84th AMS Annual Meeting

Wednesday, 14 January 2004: 1:45 PM
Computing the odds on a good probability forecast
Room 6A
Leonard Allen Smith, London School of Economics and Oxford University, London, United Kingdom
Operational weather forecasting contributed to significant advances in our understanding of statistics towards the end of the nineteenth century, and then to our understanding of dynamical systems towards the end of the twentieth. It is now widely accepted that uncertainty in the initial state of the atmosphere makes the hope of a single 'accurate' medium-range forecast unobtainable, motivating operational ensemble forecasts. Information from ensemble forecasts is crucial both for extracting the socio-economic value that has justified operational forecasts since those made by Fitzroy and for the empirical connection to the atmosphere that turns model simulations into weather forecasts. It is less widely accepted, but equally certain, that model inadequacy (errors in the details of any model) will prevent accurate, accountable probability forecasts. The implications this fact holds for both users and modellers is explored.

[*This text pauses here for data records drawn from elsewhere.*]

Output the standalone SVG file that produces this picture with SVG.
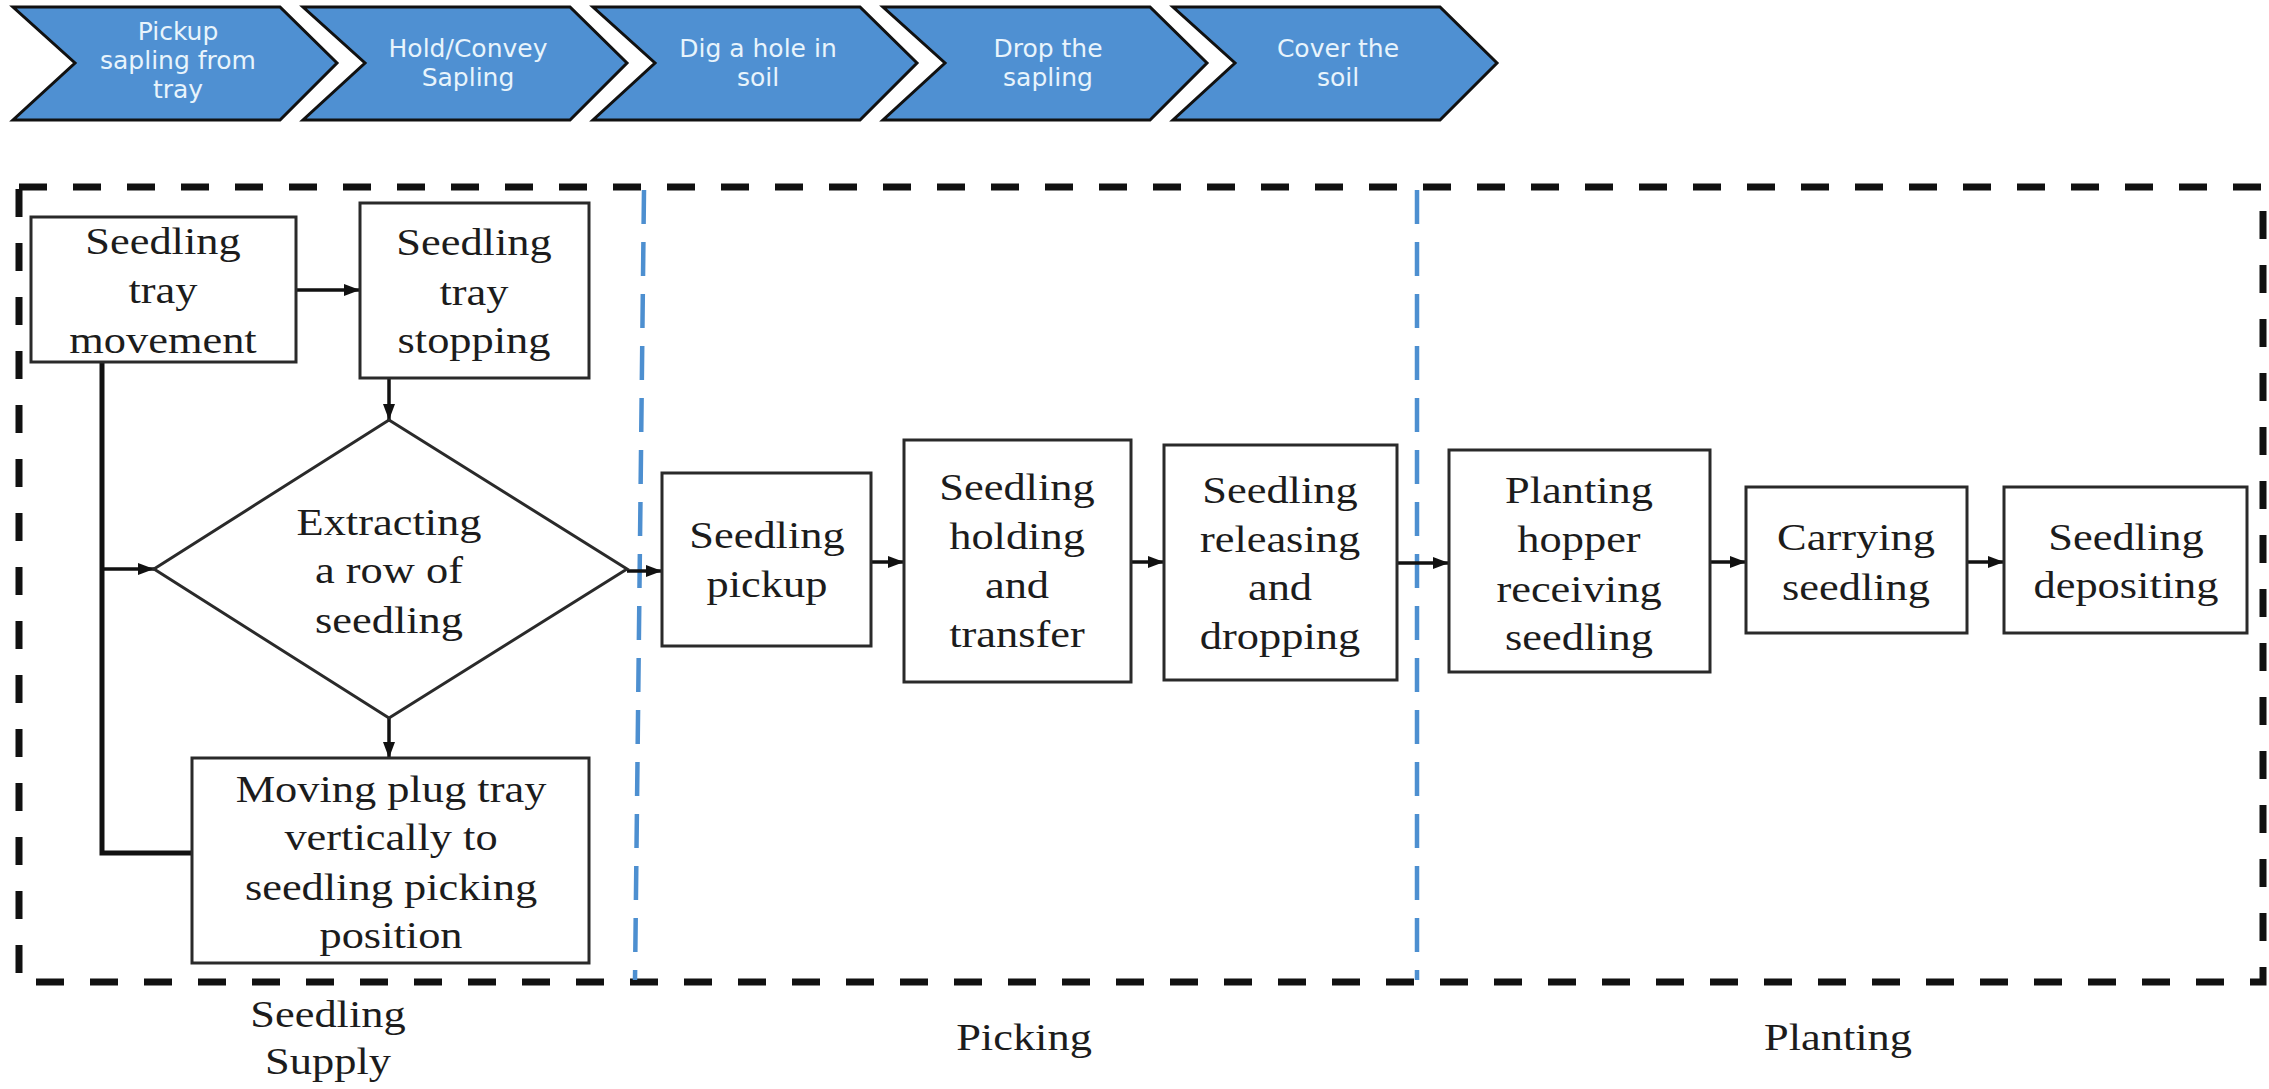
<svg xmlns="http://www.w3.org/2000/svg" width="2269" height="1089" viewBox="0 0 2269 1089">
<style>
.chev{fill:#4f90d2;stroke:#111;stroke-width:3;stroke-linejoin:miter}
.ct{font-family:"DejaVu Sans","Liberation Sans",sans-serif;font-size:25px;fill:#e8f4fc;text-anchor:middle}
.box{fill:#fff;stroke:#2a2a2a;stroke-width:3}
.t{font-family:"Liberation Serif","Times New Roman",serif;font-size:37px;fill:#1c1c1c;text-anchor:middle}
.conn{fill:none;stroke:#111;stroke-width:3.5}
.thick{fill:none;stroke:#111;stroke-width:5}
.border{fill:none;stroke:#111;stroke-width:7;stroke-dasharray:28 26}
.blue{fill:none;stroke:#4d8fd0;stroke-width:4.5;stroke-dasharray:34 18}
</style>
<defs>
<marker id="ah" markerUnits="userSpaceOnUse" markerWidth="16" markerHeight="12" refX="16" refY="6" orient="auto">
<path d="M0,0 L16,6 L0,12 Z" fill="#111"/>
</marker>
</defs>
<rect width="2269" height="1089" fill="#fff"/>

<g id="stage-pickup">
<polygon class="chev" points="13,7 280,7 337,63 280,120 13,120 75,63"/>
<text class="ct"><tspan x="178" y="40">Pickup</tspan><tspan x="178" y="69">sapling from</tspan><tspan x="178" y="98">tray</tspan></text>
</g>
<g id="stage-hold">
<polygon class="chev" points="303,7 570,7 627,63 570,120 303,120 365,63"/>
<text class="ct"><tspan x="468" y="57">Hold/Convey</tspan><tspan x="468" y="86">Sapling</tspan></text>
</g>
<g id="stage-dig">
<polygon class="chev" points="593,7 860,7 917,63 860,120 593,120 655,63"/>
<text class="ct"><tspan x="758" y="57">Dig a hole in</tspan><tspan x="758" y="86">soil</tspan></text>
</g>
<g id="stage-drop">
<polygon class="chev" points="883,7 1150,7 1207,63 1150,120 883,120 945,63"/>
<text class="ct"><tspan x="1048" y="57">Drop the</tspan><tspan x="1048" y="86">sapling</tspan></text>
</g>
<g id="stage-cover">
<polygon class="chev" points="1173,7 1440,7 1497,63 1440,120 1173,120 1235,63"/>
<text class="ct"><tspan x="1338" y="57">Cover the</tspan><tspan x="1338" y="86">soil</tspan></text>
</g>

<g id="frame">
<rect class="border" x="19" y="187" width="2244" height="795"/>
<line class="blue" x1="644" y1="190" x2="635" y2="980"/>
<line class="blue" x1="1417" y1="190" x2="1417" y2="980"/>
</g>

<g id="connectors">
<line class="conn" x1="296" y1="290" x2="360" y2="290" marker-end="url(#ah)"/>
<line class="conn" x1="389" y1="378" x2="389" y2="420" marker-end="url(#ah)"/>
<line class="conn" x1="389" y1="718" x2="389" y2="758" marker-end="url(#ah)"/>
<polyline class="thick" points="102,362 102,853 192,853"/>
<line class="conn" x1="102" y1="569" x2="154" y2="569" marker-end="url(#ah)"/>
<line class="conn" x1="627" y1="571" x2="662" y2="571" marker-end="url(#ah)"/>
<line class="conn" x1="871" y1="562" x2="904" y2="562" marker-end="url(#ah)"/>
<line class="conn" x1="1131" y1="562" x2="1164" y2="562" marker-end="url(#ah)"/>
<line class="conn" x1="1397" y1="563" x2="1449" y2="563" marker-end="url(#ah)"/>
<line class="conn" x1="1710" y1="562" x2="1746" y2="562" marker-end="url(#ah)"/>
<line class="conn" x1="1967" y1="562" x2="2004" y2="562" marker-end="url(#ah)"/>
</g>

<g id="tray-movement">
<rect class="box" x="31" y="217" width="265" height="145"/>
<text class="t" transform="translate(163,0) scale(1.2,1)"><tspan x="0" y="254">Seedling</tspan><tspan x="0" y="303">tray</tspan><tspan x="0" y="353">movement</tspan></text>
</g>
<g id="tray-stopping">
<rect class="box" x="360" y="203" width="229" height="175"/>
<text class="t" transform="translate(474,0) scale(1.2,1)"><tspan x="0" y="255">Seedling</tspan><tspan x="0" y="305">tray</tspan><tspan x="0" y="353">stopping</tspan></text>
</g>
<g id="extracting">
<polygon class="box" points="389,420 627,569 389,718 154,569"/>
<text class="t" transform="translate(389,0) scale(1.2,1)"><tspan x="0" y="535">Extracting</tspan><tspan x="0" y="583">a row of</tspan><tspan x="0" y="633">seedling</tspan></text>
</g>
<g id="moving-plug-tray">
<rect class="box" x="192" y="758" width="397" height="205"/>
<text class="t" transform="translate(391,0) scale(1.2,1)"><tspan x="0" y="802">Moving plug tray</tspan><tspan x="0" y="850">vertically to</tspan><tspan x="0" y="900">seedling picking</tspan><tspan x="0" y="948">position</tspan></text>
</g>
<g id="seedling-pickup">
<rect class="box" x="662" y="473" width="209" height="173"/>
<text class="t" transform="translate(767,0) scale(1.2,1)"><tspan x="0" y="548">Seedling</tspan><tspan x="0" y="597">pickup</tspan></text>
</g>
<g id="holding-transfer">
<rect class="box" x="904" y="440" width="227" height="242"/>
<text class="t" transform="translate(1017,0) scale(1.2,1)"><tspan x="0" y="500">Seedling</tspan><tspan x="0" y="549">holding</tspan><tspan x="0" y="598">and</tspan><tspan x="0" y="647">transfer</tspan></text>
</g>
<g id="releasing-dropping">
<rect class="box" x="1164" y="445" width="233" height="235"/>
<text class="t" transform="translate(1280,0) scale(1.2,1)"><tspan x="0" y="503">Seedling</tspan><tspan x="0" y="552">releasing</tspan><tspan x="0" y="600">and</tspan><tspan x="0" y="649">dropping</tspan></text>
</g>
<g id="hopper-receiving">
<rect class="box" x="1449" y="450" width="261" height="222"/>
<text class="t" transform="translate(1579,0) scale(1.2,1)"><tspan x="0" y="503">Planting</tspan><tspan x="0" y="552">hopper</tspan><tspan x="0" y="602">receiving</tspan><tspan x="0" y="650">seedling</tspan></text>
</g>
<g id="carrying">
<rect class="box" x="1746" y="487" width="221" height="146"/>
<text class="t" transform="translate(1856,0) scale(1.2,1)"><tspan x="0" y="550">Carrying</tspan><tspan x="0" y="600">seedling</tspan></text>
</g>
<g id="depositing">
<rect class="box" x="2004" y="487" width="243" height="146"/>
<text class="t" transform="translate(2126,0) scale(1.2,1)"><tspan x="0" y="550">Seedling</tspan><tspan x="0" y="598">depositing</tspan></text>
</g>

<g id="labels">
<text class="t" transform="translate(328,0) scale(1.2,1)"><tspan x="0" y="1027">Seedling</tspan><tspan x="0" y="1074">Supply</tspan></text>
<text class="t" transform="translate(1024,0) scale(1.2,1)"><tspan x="0" y="1050">Picking</tspan></text>
<text class="t" transform="translate(1838,0) scale(1.2,1)"><tspan x="0" y="1050">Planting</tspan></text>
</g>
</svg>
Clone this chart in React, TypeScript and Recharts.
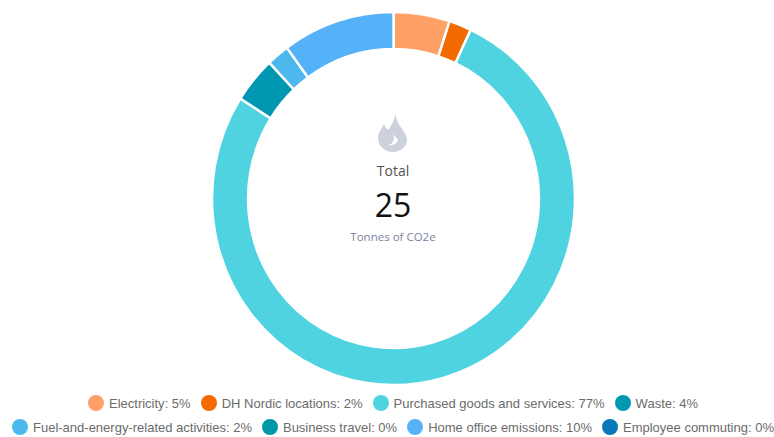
import { PieChart, Pie, Cell, Legend } from 'recharts';

const categories = [
  'Electricity',
  'DH Nordic locations',
  'Purchased goods and services',
  'Waste',
  'Fuel-and-energy-related activities',
  'Business travel',
  'Home office emissions',
  'Employee commuting',
];
const shares = [5, 2, 77, 4, 2, 0, 10, 0];
const colors = ['#FFA066', '#F26A00', '#4FD3E0', '#0097B2', '#4DB8EE', '#0097A7', '#55B1F8', '#0A78B8'];
const legendRows = [[0, 1, 2, 3], [4, 5, 6, 7]];

const data = categories.map((name, i) => ({ name, value: shares[i] }));

const CX = 393.5;
const CY = 198.5;

function ChartLegend() {
  return (
    <div style={{ width: 786, fontFamily: '"Liberation Sans", Arial, sans-serif', fontSize: 13, color: '#6b6b6b' }}>
      {legendRows.map((row, r) => (
        <div key={r} style={{ display: 'flex', justifyContent: 'center', height: 24, alignItems: 'center', whiteSpace: 'nowrap' }}>
          {row.map((i) => (
            <span key={i} style={{ display: 'inline-flex', alignItems: 'center', marginRight: i === 3 || i === 7 ? 0 : 10 }}>
              <span style={{ width: 16, height: 16, borderRadius: 8, background: colors[i], marginRight: 5 }} />
              {categories[i]}: {shares[i]}%
            </span>
          ))}
        </div>
      ))}
    </div>
  );
}

export default function App() {
  return (
    <div style={{ position: 'absolute', left: 0, top: 0, width: 774, height: 437, background: '#fff', overflow: 'hidden' }}>
      <style>{`.recharts-pie { transform-origin: ${CX}px ${CY}px; transform: scaleX(0.973); }`}</style>
      <PieChart width={774} height={437} margin={{ top: 0, right: 0, bottom: 0, left: 0 }}>
        <Pie
          data={data}
          dataKey="value"
          nameKey="name"
          cx={CX}
          cy={CY}
          innerRadius={149.5}
          outerRadius={186.5}
          startAngle={90}
          endAngle={-270}
          stroke="#fff"
          strokeWidth={2.5}
          isAnimationActive={false}
        >
          {data.map((d, i) => (
            <Cell key={d.name} fill={colors[i]} />
          ))}
        </Pie>
        <path
          fill="#CDD1DC"
          fillRule="evenodd"
          d="M395 113 C396 120 399 124 402 129 C405 133 407 136 407 140 C407 147 400 152 393 152 C385 152 378 146 378 138 C378 132 382 129 384 124 C385 127 386 129 388 130 C391 126 395 120 395 113 Z M392 132 C393 136 397 137 398 140 C397 144 392 146 388 145 C393 144 396 140 392 132 Z"
        />
        <text x={393} y={176} textAnchor="middle" fontFamily='"Open Sans", sans-serif' fontSize={14} fill="#555">
          Total
        </text>
        <text x={393} y={217} textAnchor="middle" fontFamily='"Open Sans", sans-serif' fontSize={32} fill="#111">
          25
        </text>
        <text x={393} y={241} textAnchor="middle" fontFamily='"Open Sans", sans-serif' fontSize={11.5} fill="#7D82A0">
          Tonnes of CO2e
        </text>
        <Legend
          content={<ChartLegend />}
          wrapperStyle={{ position: 'absolute', left: 0, top: 391, width: 786 }}
        />
      </PieChart>
    </div>
  );
}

The more common foundations objective probability theory are are based upon the notion of equally likely events; this is lost outside the perfect model scenario. Consideration of the evaluation and use of probability forecasts suggests the development of a truly multi-model framework (as opposed to a 'best model' framework) and an alternative approach to defining 'fair odds' in the context of risk management (as the "implied probabilities" corresponding at a set of odds need not sum to one).